Google Project Ara Modular smartphone, has been under development for the last two years by Google technicians. It was first announced to the world back in October of last year.
The Google Project Ara Modular smartphone consists of an exoskeleton frame that is equipped with a screen and wireless connectivity. It’s then customized to the user’s needs and requirements by adding modular pieces to provide processing power, camera, storage and the smartphone features.
“The endo is an aluminum frame that contains a bit of networking circuitry so the modules can talk to each other, a tiny back-up battery and not much else. Everything from the screen to the processor to the battery is provided in the form of a module — the medium-sized endo has space for ten of them — which you slide into place to form a phone. In the first prototype, the modules use retractable pins to connect to the endo’s network; later this year, Google plans to replace that approach with more space-efficient capacitive connections.”
Like the expansion slots on a desktop PC’s motherboard, each compartment on the endo is designed to handle any module of the correct size, regardless of its function. Though basic technical issues are sometimes a factor — an antenna can’t just go anywhere on a phone’s body, for instance — the general idea is to design the phone so that you can swap modules in and out at will. If you never take photos with your phone but worry about running out of power, for instance, you might choose to do without a camera module, freeing up room for a second battery.”
It’s also been revealed that the modules that combine to create the functions of the smartphone such as the processor, camera, storage and phone can be removed, replaced and upgraded without the need to power down the smartphone.
The hot swappable modules will make it much easier and quicker for users to change components of the smartphone when required.
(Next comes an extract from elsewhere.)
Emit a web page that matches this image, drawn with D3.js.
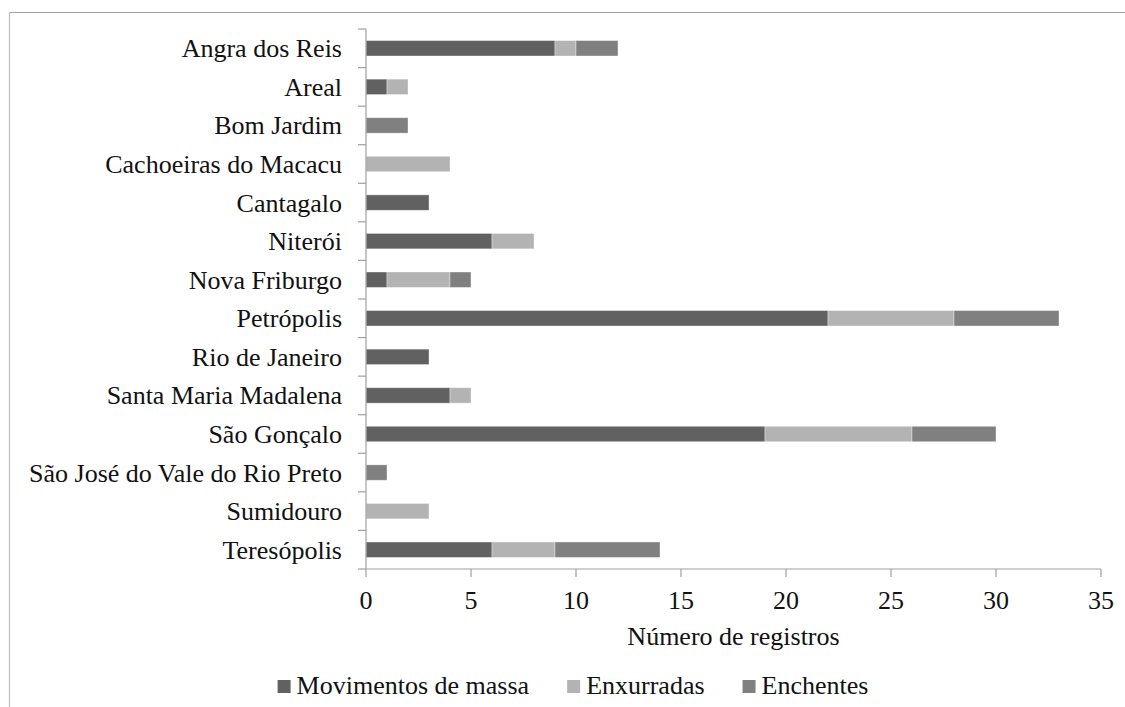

For example to change the camera module from zoom to macro or increase onboard storage without shutting down the phone.
Paul Eremenko is the head of Project Ara and according to him Google will apparently launch their first Project Ara phone in January of 2015, the device will be called the Gray Phone, he explained the reasoning behind the name.
It’s called the Gray Phone because it’s meant to be drab gray to get people to customize it.
Google intends to sell a starter kit where the bill of materials is US$50 and includes a frame, display, battery, low-end CPU and WiFi.
Google will apparently launch a store similar to Google Play for their Project Ara devices. According to Paul,
By following the Android model, we are creating a free and open platform… The Ara MDK(Modular Development Kit) is free and open and available to everybody, so everybody could create a module per the specifications of the developer’s kit and put it in the Ara module marketplace, which is analogous to the Google Play store, and sell directly to consumers.
The first Project Ara device will be powered by Google’s latest Android Lollipop.
Google is looking to shake up the smartphone industry with Project Ara. The idea behind the project is that you will not need to buy a new device when you want the latest hardware inside your smartphone. Instead you swaps components on the modular device, and this allows people to get the latest components they want to suit their needs.
Google are expected to launch the Project Ara smartphone in January of 2015, and the company is also said to be launching a new hardware store which will be similar to Google Play, where you will be able to purchase modules for the device.
This will allow third part hardware makers to produce modules for the Ara Phone and then sell them in this new Project Ara store, which could end up making the device popular.